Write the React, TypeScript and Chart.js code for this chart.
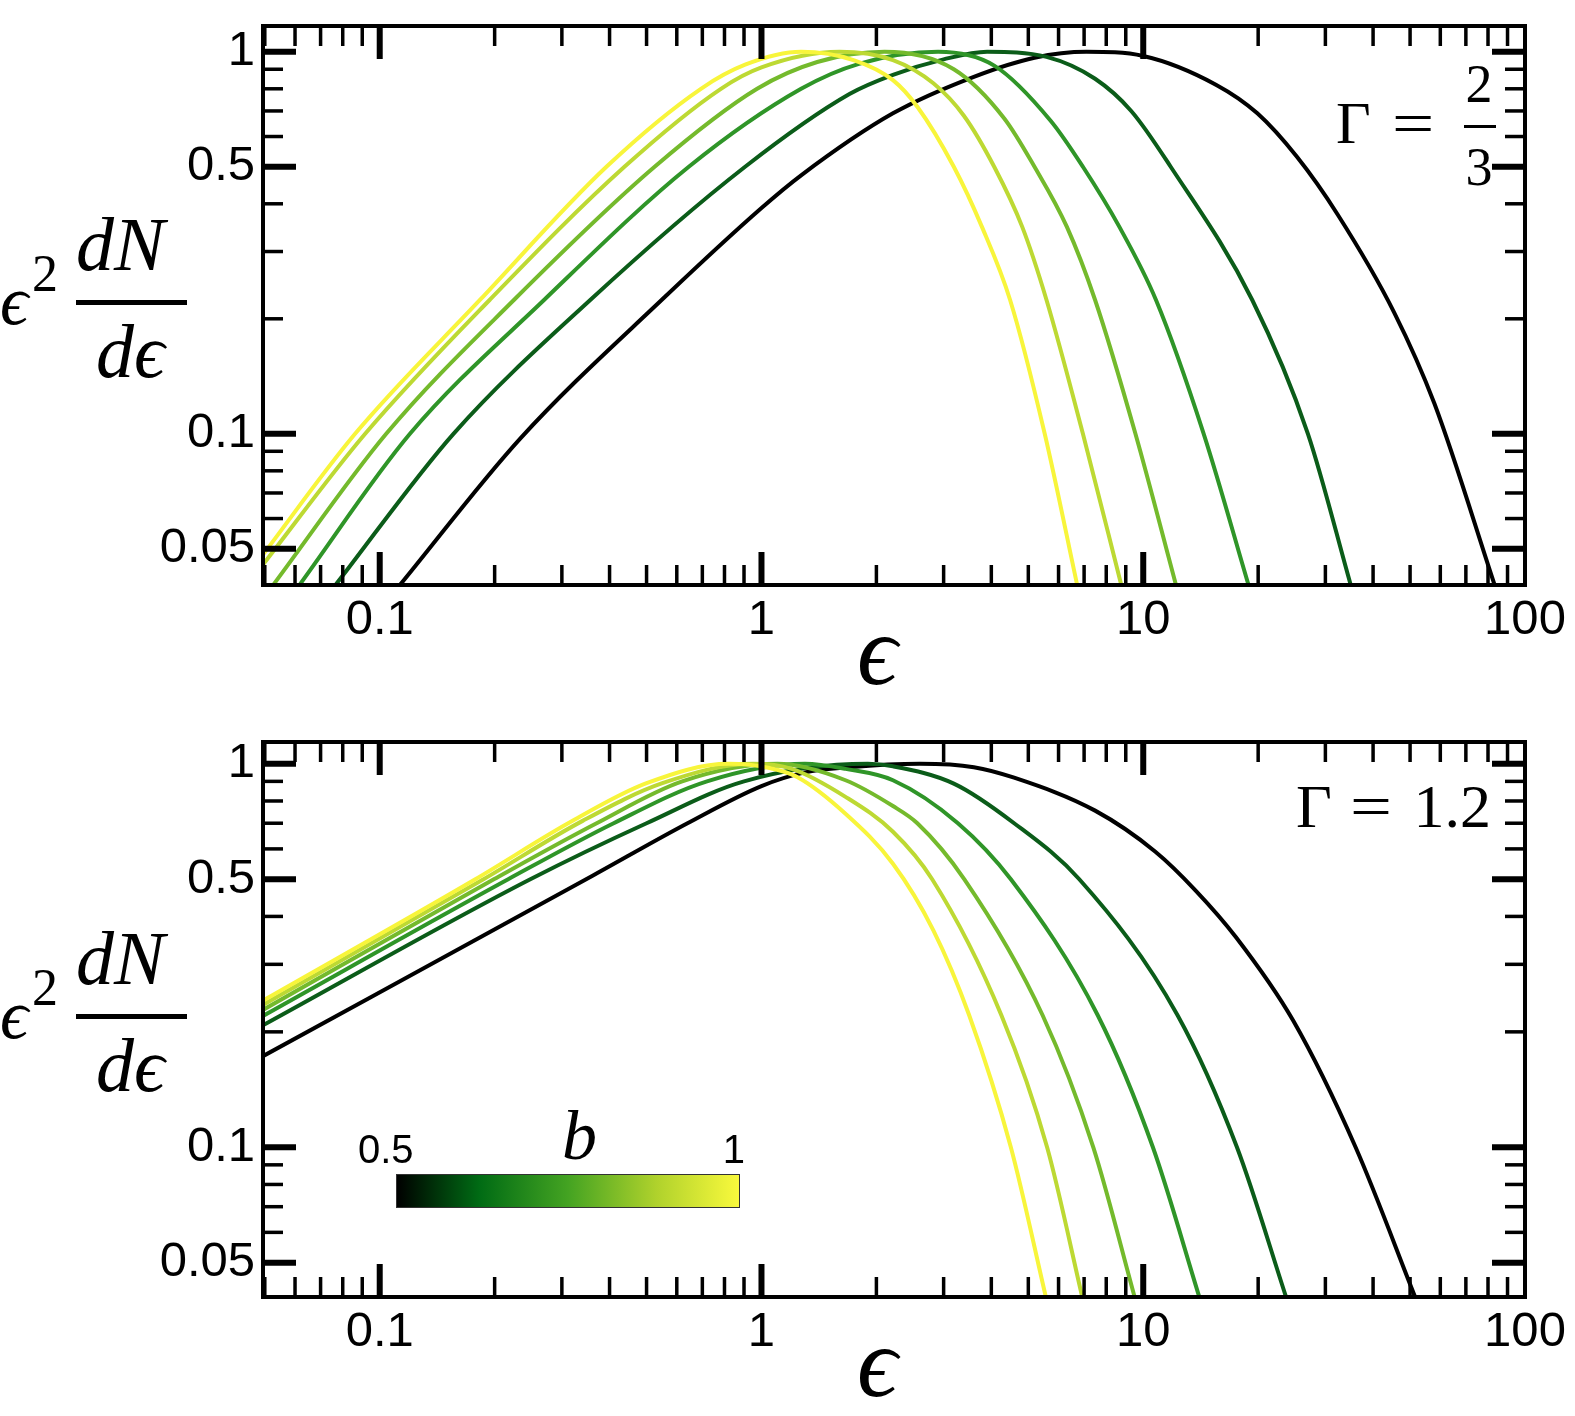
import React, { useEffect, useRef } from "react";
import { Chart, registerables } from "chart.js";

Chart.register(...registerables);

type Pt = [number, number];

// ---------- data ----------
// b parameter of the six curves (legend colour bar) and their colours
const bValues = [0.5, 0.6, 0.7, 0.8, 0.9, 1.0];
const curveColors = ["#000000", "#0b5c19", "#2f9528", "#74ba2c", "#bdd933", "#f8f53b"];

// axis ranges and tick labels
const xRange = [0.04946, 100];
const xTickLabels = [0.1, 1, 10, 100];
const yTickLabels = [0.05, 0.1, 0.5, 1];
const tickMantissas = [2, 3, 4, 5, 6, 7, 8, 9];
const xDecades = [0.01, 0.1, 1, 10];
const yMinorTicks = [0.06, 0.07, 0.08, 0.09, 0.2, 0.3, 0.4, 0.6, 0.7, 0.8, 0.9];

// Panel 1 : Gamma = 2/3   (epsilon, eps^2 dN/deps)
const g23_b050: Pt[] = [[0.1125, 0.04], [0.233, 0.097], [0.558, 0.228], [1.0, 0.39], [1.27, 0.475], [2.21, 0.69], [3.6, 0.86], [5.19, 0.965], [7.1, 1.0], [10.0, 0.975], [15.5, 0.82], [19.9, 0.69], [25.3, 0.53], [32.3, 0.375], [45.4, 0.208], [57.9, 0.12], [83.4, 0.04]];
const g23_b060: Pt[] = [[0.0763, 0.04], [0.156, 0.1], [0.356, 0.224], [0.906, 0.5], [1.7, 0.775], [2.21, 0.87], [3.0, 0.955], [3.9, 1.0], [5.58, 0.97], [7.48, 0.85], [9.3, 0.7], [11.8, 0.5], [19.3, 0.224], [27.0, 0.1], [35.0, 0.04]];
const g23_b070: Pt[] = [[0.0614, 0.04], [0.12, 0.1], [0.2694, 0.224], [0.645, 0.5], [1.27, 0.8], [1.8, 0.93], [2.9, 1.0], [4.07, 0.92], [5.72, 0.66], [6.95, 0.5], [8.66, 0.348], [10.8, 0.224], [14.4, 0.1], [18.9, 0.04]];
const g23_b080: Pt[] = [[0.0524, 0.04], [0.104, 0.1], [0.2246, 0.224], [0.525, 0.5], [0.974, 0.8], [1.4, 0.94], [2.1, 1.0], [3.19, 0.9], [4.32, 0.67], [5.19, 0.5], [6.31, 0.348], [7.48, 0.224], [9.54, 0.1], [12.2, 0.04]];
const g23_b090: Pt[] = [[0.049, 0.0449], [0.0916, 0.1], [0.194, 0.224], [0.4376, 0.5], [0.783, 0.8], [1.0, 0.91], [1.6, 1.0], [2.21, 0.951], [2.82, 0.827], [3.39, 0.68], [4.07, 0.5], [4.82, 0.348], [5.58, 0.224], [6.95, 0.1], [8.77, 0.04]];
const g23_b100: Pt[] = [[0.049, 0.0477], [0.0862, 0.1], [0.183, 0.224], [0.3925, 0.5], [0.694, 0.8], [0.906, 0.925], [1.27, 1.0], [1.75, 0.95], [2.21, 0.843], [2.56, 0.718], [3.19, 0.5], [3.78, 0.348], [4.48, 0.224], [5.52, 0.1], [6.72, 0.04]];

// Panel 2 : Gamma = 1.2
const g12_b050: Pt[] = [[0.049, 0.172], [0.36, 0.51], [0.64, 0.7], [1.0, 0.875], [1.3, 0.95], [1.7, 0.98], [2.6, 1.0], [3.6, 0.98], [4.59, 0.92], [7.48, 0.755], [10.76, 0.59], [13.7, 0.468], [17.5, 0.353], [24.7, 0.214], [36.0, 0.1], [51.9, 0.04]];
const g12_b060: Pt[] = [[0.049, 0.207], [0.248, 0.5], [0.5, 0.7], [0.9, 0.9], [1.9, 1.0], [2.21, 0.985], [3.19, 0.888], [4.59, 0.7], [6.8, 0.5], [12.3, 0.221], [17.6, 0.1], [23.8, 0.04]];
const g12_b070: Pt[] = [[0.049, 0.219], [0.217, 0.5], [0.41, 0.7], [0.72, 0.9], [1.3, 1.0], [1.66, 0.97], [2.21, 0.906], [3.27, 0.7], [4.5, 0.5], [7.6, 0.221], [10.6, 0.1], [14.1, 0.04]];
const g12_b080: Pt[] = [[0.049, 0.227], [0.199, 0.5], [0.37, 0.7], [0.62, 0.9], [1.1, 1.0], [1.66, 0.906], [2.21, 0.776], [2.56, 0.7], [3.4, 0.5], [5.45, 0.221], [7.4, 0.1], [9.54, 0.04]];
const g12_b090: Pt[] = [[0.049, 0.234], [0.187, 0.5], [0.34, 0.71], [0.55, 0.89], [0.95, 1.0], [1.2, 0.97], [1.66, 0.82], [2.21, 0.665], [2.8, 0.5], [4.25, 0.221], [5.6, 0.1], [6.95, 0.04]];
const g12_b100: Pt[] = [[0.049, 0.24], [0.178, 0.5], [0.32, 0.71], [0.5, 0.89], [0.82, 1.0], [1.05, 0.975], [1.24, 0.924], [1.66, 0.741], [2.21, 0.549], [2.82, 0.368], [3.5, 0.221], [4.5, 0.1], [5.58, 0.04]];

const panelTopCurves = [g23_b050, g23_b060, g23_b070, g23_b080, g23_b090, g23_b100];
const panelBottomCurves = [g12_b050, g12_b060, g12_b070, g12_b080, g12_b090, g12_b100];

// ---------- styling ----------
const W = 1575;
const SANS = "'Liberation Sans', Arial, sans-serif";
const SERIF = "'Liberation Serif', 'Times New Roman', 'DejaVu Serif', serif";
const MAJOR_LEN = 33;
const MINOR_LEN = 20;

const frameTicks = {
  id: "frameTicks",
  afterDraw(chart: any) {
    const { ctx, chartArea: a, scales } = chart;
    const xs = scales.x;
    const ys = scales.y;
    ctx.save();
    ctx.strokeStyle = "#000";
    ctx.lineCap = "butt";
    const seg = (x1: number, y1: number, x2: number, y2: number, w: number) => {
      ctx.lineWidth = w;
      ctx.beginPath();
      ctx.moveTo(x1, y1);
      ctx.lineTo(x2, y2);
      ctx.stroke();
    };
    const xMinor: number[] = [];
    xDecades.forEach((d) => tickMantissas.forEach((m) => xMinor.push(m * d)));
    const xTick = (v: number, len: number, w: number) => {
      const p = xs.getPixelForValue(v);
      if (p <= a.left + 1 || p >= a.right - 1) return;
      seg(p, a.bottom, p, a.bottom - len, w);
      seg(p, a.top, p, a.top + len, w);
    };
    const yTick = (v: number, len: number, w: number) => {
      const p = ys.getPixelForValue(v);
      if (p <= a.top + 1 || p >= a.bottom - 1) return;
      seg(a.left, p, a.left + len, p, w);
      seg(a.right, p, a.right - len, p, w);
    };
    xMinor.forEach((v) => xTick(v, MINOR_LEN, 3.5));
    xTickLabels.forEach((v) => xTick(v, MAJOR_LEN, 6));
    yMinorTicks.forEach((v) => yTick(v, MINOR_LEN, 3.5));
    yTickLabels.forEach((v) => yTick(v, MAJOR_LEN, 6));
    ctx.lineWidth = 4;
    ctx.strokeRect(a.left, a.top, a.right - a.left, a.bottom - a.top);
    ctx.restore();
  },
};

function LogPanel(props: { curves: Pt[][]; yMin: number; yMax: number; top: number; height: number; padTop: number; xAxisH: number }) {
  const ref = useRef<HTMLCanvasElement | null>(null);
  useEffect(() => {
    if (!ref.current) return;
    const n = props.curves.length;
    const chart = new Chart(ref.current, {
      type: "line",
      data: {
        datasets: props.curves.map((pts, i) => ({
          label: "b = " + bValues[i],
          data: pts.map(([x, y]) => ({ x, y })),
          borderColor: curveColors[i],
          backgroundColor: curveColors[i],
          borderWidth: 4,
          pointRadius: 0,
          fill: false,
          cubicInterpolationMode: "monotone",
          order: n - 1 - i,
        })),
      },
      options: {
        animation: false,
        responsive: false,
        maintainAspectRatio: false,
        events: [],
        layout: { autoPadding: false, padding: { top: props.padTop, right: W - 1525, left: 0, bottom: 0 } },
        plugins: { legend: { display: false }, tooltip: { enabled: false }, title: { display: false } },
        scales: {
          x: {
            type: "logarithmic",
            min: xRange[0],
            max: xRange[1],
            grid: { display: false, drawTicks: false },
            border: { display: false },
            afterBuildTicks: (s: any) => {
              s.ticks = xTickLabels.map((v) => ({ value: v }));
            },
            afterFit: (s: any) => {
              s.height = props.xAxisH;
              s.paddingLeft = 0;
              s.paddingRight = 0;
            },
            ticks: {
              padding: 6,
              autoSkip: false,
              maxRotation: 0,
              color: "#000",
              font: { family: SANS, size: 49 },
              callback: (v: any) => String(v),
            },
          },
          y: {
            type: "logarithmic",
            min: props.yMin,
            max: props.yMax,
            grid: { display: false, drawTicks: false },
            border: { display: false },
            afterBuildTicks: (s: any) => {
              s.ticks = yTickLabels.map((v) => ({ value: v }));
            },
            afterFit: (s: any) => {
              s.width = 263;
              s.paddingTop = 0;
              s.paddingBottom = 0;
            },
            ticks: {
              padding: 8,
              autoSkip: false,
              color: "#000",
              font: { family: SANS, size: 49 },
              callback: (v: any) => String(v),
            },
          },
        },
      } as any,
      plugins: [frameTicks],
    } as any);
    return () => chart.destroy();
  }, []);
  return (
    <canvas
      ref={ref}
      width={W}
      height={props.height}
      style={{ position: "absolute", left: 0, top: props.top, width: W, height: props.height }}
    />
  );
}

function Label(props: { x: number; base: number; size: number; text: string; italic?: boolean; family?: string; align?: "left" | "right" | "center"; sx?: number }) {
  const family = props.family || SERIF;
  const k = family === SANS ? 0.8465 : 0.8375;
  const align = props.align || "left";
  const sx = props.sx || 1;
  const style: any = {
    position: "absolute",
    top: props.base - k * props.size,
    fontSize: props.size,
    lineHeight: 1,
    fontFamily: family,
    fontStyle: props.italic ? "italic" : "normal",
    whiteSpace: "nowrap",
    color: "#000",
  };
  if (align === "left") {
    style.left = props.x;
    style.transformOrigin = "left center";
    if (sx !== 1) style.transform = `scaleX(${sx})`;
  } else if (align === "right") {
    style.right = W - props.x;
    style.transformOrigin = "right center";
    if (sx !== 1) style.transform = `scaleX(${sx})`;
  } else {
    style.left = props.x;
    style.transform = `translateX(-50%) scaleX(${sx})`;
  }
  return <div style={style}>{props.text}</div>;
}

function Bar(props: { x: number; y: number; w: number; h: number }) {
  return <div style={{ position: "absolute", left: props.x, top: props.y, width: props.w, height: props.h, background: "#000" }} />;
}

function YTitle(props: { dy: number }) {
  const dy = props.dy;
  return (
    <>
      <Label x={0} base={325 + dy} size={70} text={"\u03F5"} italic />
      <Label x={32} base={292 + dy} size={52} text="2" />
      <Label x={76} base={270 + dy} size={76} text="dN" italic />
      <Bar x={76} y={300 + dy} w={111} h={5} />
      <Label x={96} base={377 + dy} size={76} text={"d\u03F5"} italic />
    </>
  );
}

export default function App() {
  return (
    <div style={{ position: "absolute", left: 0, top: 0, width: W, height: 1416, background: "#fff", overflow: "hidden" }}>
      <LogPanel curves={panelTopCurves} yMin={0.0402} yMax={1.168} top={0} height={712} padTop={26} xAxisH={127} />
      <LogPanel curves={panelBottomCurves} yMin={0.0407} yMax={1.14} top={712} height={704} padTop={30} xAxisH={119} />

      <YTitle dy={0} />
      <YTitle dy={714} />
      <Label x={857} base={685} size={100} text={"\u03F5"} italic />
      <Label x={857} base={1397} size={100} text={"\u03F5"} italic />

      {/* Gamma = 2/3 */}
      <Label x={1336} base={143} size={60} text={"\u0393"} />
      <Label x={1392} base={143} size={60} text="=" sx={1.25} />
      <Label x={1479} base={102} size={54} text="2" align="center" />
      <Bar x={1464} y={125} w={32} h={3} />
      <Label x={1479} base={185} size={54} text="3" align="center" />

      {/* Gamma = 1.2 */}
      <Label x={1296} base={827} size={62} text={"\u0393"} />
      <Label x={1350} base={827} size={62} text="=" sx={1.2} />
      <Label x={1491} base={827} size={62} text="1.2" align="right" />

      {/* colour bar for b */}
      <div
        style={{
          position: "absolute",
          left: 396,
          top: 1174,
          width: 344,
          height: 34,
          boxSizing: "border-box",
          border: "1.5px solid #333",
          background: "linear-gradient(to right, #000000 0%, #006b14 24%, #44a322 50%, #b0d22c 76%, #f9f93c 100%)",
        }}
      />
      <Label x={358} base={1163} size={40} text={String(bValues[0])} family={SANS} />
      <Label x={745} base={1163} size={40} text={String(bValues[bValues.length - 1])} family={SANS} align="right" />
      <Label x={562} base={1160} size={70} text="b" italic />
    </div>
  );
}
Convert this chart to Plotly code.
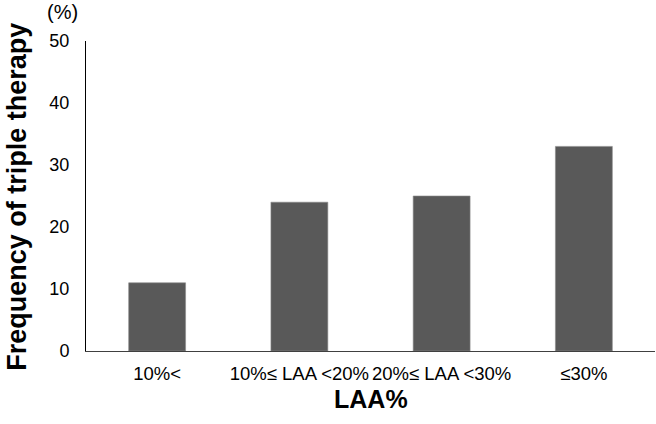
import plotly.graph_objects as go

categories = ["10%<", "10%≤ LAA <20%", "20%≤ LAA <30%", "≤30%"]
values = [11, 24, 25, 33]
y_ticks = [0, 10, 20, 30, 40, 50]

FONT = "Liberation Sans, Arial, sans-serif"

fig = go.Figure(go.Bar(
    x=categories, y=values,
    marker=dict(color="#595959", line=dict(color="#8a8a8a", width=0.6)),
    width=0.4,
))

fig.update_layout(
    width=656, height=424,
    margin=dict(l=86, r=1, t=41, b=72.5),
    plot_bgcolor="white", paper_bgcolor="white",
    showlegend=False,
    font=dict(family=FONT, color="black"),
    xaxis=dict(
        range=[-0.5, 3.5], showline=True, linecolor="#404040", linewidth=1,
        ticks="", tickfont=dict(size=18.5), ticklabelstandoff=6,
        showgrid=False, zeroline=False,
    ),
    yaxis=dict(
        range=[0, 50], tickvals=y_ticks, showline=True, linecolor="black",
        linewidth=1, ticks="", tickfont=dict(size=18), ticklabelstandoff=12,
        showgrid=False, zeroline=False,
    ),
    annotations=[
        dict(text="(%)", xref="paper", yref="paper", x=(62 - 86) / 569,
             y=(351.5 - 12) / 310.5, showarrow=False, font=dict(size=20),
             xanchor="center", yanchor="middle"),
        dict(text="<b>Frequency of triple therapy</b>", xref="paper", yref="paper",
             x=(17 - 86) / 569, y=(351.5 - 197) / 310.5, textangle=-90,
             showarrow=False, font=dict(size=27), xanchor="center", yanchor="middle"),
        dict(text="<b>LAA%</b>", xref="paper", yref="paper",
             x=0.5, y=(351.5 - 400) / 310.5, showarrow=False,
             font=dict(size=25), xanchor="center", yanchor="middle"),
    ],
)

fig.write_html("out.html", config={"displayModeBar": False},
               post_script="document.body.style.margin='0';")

+---+

Reproduce the material above exactly, first line through the line that contains "0.7, 0.8, 0.9];", minus the pictures.

Write the React, TypeScript and Chart.js code for this chart.
import React, { useEffect, useRef } from "react";
import { Chart, registerables } from "chart.js";

Chart.register(...registerables);

type Pt = [number, number];

// ---------- data ----------
// b parameter of the six curves (legend colour bar) and their colours
const bValues = [0.5, 0.6, 0.7, 0.8, 0.9, 1.0];
const curveColors = ["#000000", "#0b5c19", "#2f9528", "#74ba2c", "#bdd933", "#f8f53b"];

// axis ranges and tick labels
const xRange = [0.04946, 100];
const xTickLabels = [0.1, 1, 10, 100];
const yTickLabels = [0.05, 0.1, 0.5, 1];
const tickMantissas = [2, 3, 4, 5, 6, 7, 8, 9];
const xDecades = [0.01, 0.1, 1, 10];
const yMinorTicks = [0.06, 0.07, 0.08, 0.09, 0.2, 0.3, 0.4, 0.6, 0.7, 0.8, 0.9];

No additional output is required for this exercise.